--- BEGIN PROVIDED MATERIAL ---

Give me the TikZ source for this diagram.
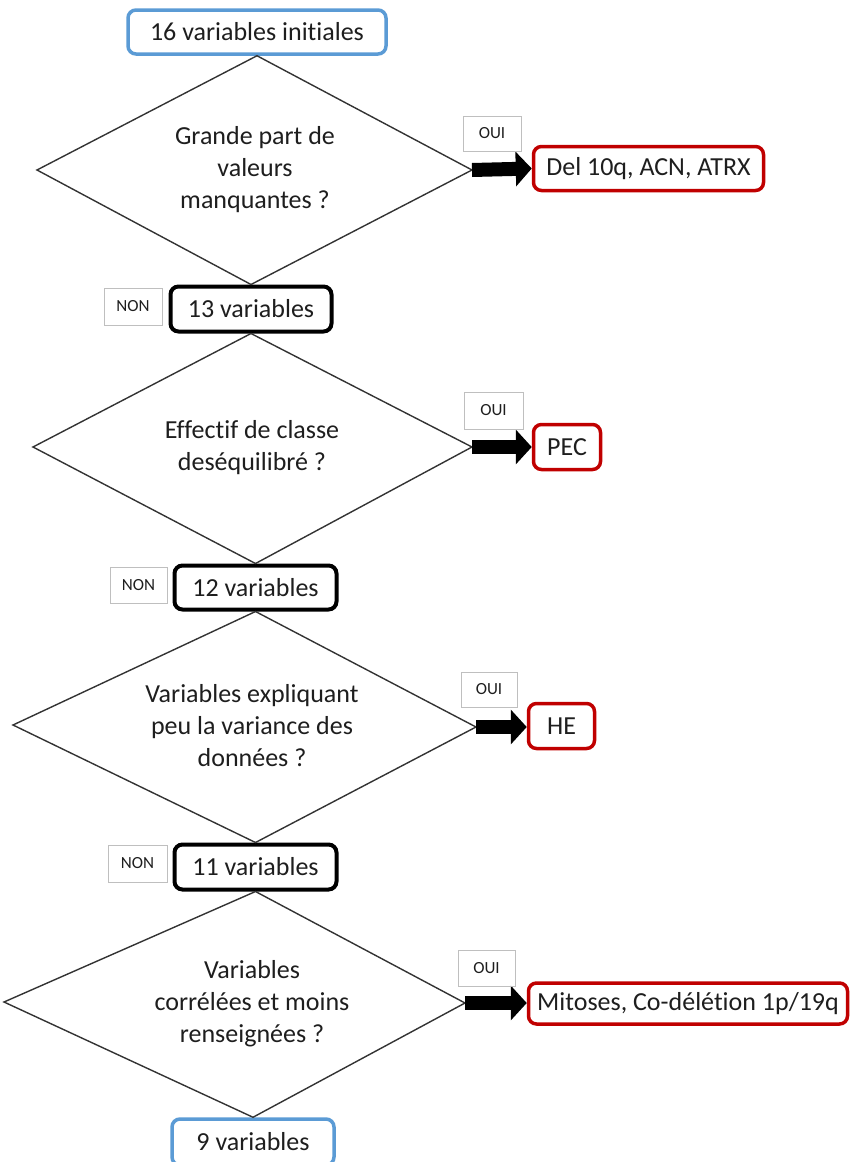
\documentclass[tikz,border=0pt]{standalone}
\usepackage{fontspec}
\setmainfont{Carlito}[Ligatures={NoCommon}]
\usetikzlibrary{arrows.meta}
\definecolor{boxblue}{RGB}{91,155,213}
\definecolor{boxred}{RGB}{192,0,0}
\definecolor{lblgray}{RGB}{191,191,191}
\definecolor{txt}{RGB}{30,30,30}
\tikzset{
  basebox/.style={rectangle, rounded corners=8pt, inner sep=0pt, text=txt,
    font=\fontsize{26}{32}\selectfont},
  bluebox/.style={basebox, draw=boxblue, line width=3.5pt},
  blackbox/.style={basebox, draw=black, line width=4pt},
  redbox/.style={basebox, draw=boxred, line width=3.5pt},
  answer/.style={rectangle, draw=lblgray, line width=1pt, inner sep=0pt,
    text=txt, font=\fontsize{17}{20}\selectfont},
  question/.style={align=center, text=txt, font=\fontsize{26}{32}\selectfont, inner sep=0pt},
  diamondline/.style={draw=black!80, line width=1.4pt, line join=miter},
  blockarrow/.style={line width=14pt, draw=black, line cap=butt,
    -{Triangle[length=16pt,width=34pt]}}
}
\begin{document}
\begin{tikzpicture}[x=1pt,y=-1pt]
\useasboundingbox (0,0) rectangle (851,1162);

% boxes on the main axis
\node[bluebox, minimum width=258pt, minimum height=44pt] (init) at (257,32) {16 variables initiales};
\node[blackbox, minimum width=161pt, minimum height=45pt] (n13) at (251,309) {13 variables};
\node[blackbox, minimum width=162pt, minimum height=44pt] (n12) at (255.5,587.5) {12 variables};
\node[blackbox, minimum width=162pt, minimum height=45pt] (n11) at (255.5,867) {11 variables};
\node[bluebox, minimum width=162pt, minimum height=46pt] (n9) at (253,1142) {9 variables};

% diamond side vertices
\coordinate (d1l) at (37,170);  \coordinate (d1r) at (472,170);
\coordinate (d2l) at (33,447);  \coordinate (d2r) at (472,447);
\coordinate (d3l) at (13,725);  \coordinate (d3r) at (476,727);
\coordinate (d4l) at (4,1002);  \coordinate (d4r) at (465,1003);

% diamonds
\draw[diamondline] (init.south) -- (d1r) -- (n13.north) -- (d1l) -- cycle;
\draw[diamondline] (n13.south) -- (d2r) -- (n12.north) -- (d2l) -- cycle;
\draw[diamondline] (n12.south) -- (d3r) -- (n11.north) -- (d3l) -- cycle;
\draw[diamondline] (n11.south) -- (d4r) -- (n9.north) -- (d4l) -- cycle;

% questions
\node[question] (q1) at (255,170) {Grande part de\\valeurs\\manquantes ?};
\node[question] (q2) at (252,448) {Effectif de classe\\deséquilibré ?};
\node[question] (q3) at (252,726) {Variables expliquant\\peu la variance des\\données ?};
\node[question] (q4) at (252,1004) {Variables\\corrélées et moins\\renseignées ?};

% rejected variables
\node[redbox, minimum width=230pt, minimum height=44pt] (r1) at (648.5,168.5) {Del 10q, ACN, ATRX};
\node[redbox, minimum width=67pt, minimum height=45pt] (r2) at (567,447) {PEC};
\node[redbox, minimum width=66pt, minimum height=45pt] (r3) at (561.5,726) {HE};
\node[redbox, minimum width=319pt, minimum height=41pt] (r4) at (688,1003.5) {Mitoses, Co-délétion 1p/19q};

% OUI arrows
\draw[blockarrow] (d1r) -- (r1.west);
\draw[blockarrow] (d2r) -- (r2.west);
\draw[blockarrow] (d3r) -- (r3.west |- d3r);
\draw[blockarrow] (d4r) -- (r4.west |- d4r);

% labels
\node[answer, minimum width=58pt, minimum height=35pt] (o1) at (492,133.5) {OUI};
\node[answer, minimum width=59pt, minimum height=37pt] (o2) at (493.5,410.5) {OUI};
\node[answer, minimum width=56pt, minimum height=35pt] (o3) at (489,689.5) {OUI};
\node[answer, minimum width=57pt, minimum height=36pt] (o4) at (486.5,968) {OUI};
\node[answer, minimum width=58pt, minimum height=37pt] (nn1) at (133,306.5) {NON};
\node[answer, minimum width=57pt, minimum height=36pt] (nn2) at (138.5,585) {NON};
\node[answer, minimum width=59pt, minimum height=37pt] (nn3) at (137.5,863.5) {NON};
\end{tikzpicture}
\end{document}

--- END PROVIDED MATERIAL ---

TASK TO COMPLETE: Write out the full listing verbatim, excluding its pictures.

WRITTEN RESPONSE:
Give me the TikZ source for this diagram.
\documentclass[tikz,border=0pt]{standalone}
\usepackage{fontspec}
\setmainfont{Carlito}[Ligatures={NoCommon}]
\usetikzlibrary{arrows.meta}
\definecolor{boxblue}{RGB}{91,155,213}
\definecolor{boxred}{RGB}{192,0,0}
\definecolor{lblgray}{RGB}{191,191,191}
\definecolor{txt}{RGB}{30,30,30}
\tikzset{
  basebox/.style={rectangle, rounded corners=8pt, inner sep=0pt, text=txt,
    font=\fontsize{26}{32}\selectfont},
  bluebox/.style={basebox, draw=boxblue, line width=3.5pt},
  blackbox/.style={basebox, draw=black, line width=4pt},
  redbox/.style={basebox, draw=boxred, line width=3.5pt},
  answer/.style={rectangle, draw=lblgray, line width=1pt, inner sep=0pt,
    text=txt, font=\fontsize{17}{20}\selectfont},
  question/.style={align=center, text=txt, font=\fontsize{26}{32}\selectfont, inner sep=0pt},
  diamondline/.style={draw=black!80, line width=1.4pt, line join=miter},
  blockarrow/.style={line width=14pt, draw=black, line cap=butt,
    -{Triangle[length=16pt,width=34pt]}}
}
\begin{document}
\begin{tikzpicture}[x=1pt,y=-1pt]
\useasboundingbox (0,0) rectangle (851,1162);

% boxes on the main axis
\node[bluebox, minimum width=258pt, minimum height=44pt] (init) at (257,32) {16 variables initiales};
\node[blackbox, minimum width=161pt, minimum height=45pt] (n13) at (251,309) {13 variables};
\node[blackbox, minimum width=162pt, minimum height=44pt] (n12) at (255.5,587.5) {12 variables};
\node[blackbox, minimum width=162pt, minimum height=45pt] (n11) at (255.5,867) {11 variables};
\node[bluebox, minimum width=162pt, minimum height=46pt] (n9) at (253,1142) {9 variables};

% diamond side vertices
\coordinate (d1l) at (37,170);  \coordinate (d1r) at (472,170);
\coordinate (d2l) at (33,447);  \coordinate (d2r) at (472,447);
\coordinate (d3l) at (13,725);  \coordinate (d3r) at (476,727);
\coordinate (d4l) at (4,1002);  \coordinate (d4r) at (465,1003);

% diamonds
\draw[diamondline] (init.south) -- (d1r) -- (n13.north) -- (d1l) -- cycle;
\draw[diamondline] (n13.south) -- (d2r) -- (n12.north) -- (d2l) -- cycle;
\draw[diamondline] (n12.south) -- (d3r) -- (n11.north) -- (d3l) -- cycle;
\draw[diamondline] (n11.south) -- (d4r) -- (n9.north) -- (d4l) -- cycle;

% questions
\node[question] (q1) at (255,170) {Grande part de\\valeurs\\manquantes ?};
\node[question] (q2) at (252,448) {Effectif de classe\\deséquilibré ?};
\node[question] (q3) at (252,726) {Variables expliquant\\peu la variance des\\données ?};
\node[question] (q4) at (252,1004) {Variables\\corrélées et moins\\renseignées ?};

% rejected variables
\node[redbox, minimum width=230pt, minimum height=44pt] (r1) at (648.5,168.5) {Del 10q, ACN, ATRX};
\node[redbox, minimum width=67pt, minimum height=45pt] (r2) at (567,447) {PEC};
\node[redbox, minimum width=66pt, minimum height=45pt] (r3) at (561.5,726) {HE};
\node[redbox, minimum width=319pt, minimum height=41pt] (r4) at (688,1003.5) {Mitoses, Co-délétion 1p/19q};

% OUI arrows
\draw[blockarrow] (d1r) -- (r1.west);
\draw[blockarrow] (d2r) -- (r2.west);
\draw[blockarrow] (d3r) -- (r3.west |- d3r);
\draw[blockarrow] (d4r) -- (r4.west |- d4r);

% labels
\node[answer, minimum width=58pt, minimum height=35pt] (o1) at (492,133.5) {OUI};
\node[answer, minimum width=59pt, minimum height=37pt] (o2) at (493.5,410.5) {OUI};
\node[answer, minimum width=56pt, minimum height=35pt] (o3) at (489,689.5) {OUI};
\node[answer, minimum width=57pt, minimum height=36pt] (o4) at (486.5,968) {OUI};
\node[answer, minimum width=58pt, minimum height=37pt] (nn1) at (133,306.5) {NON};
\node[answer, minimum width=57pt, minimum height=36pt] (nn2) at (138.5,585) {NON};
\node[answer, minimum width=59pt, minimum height=37pt] (nn3) at (137.5,863.5) {NON};
\end{tikzpicture}
\end{document}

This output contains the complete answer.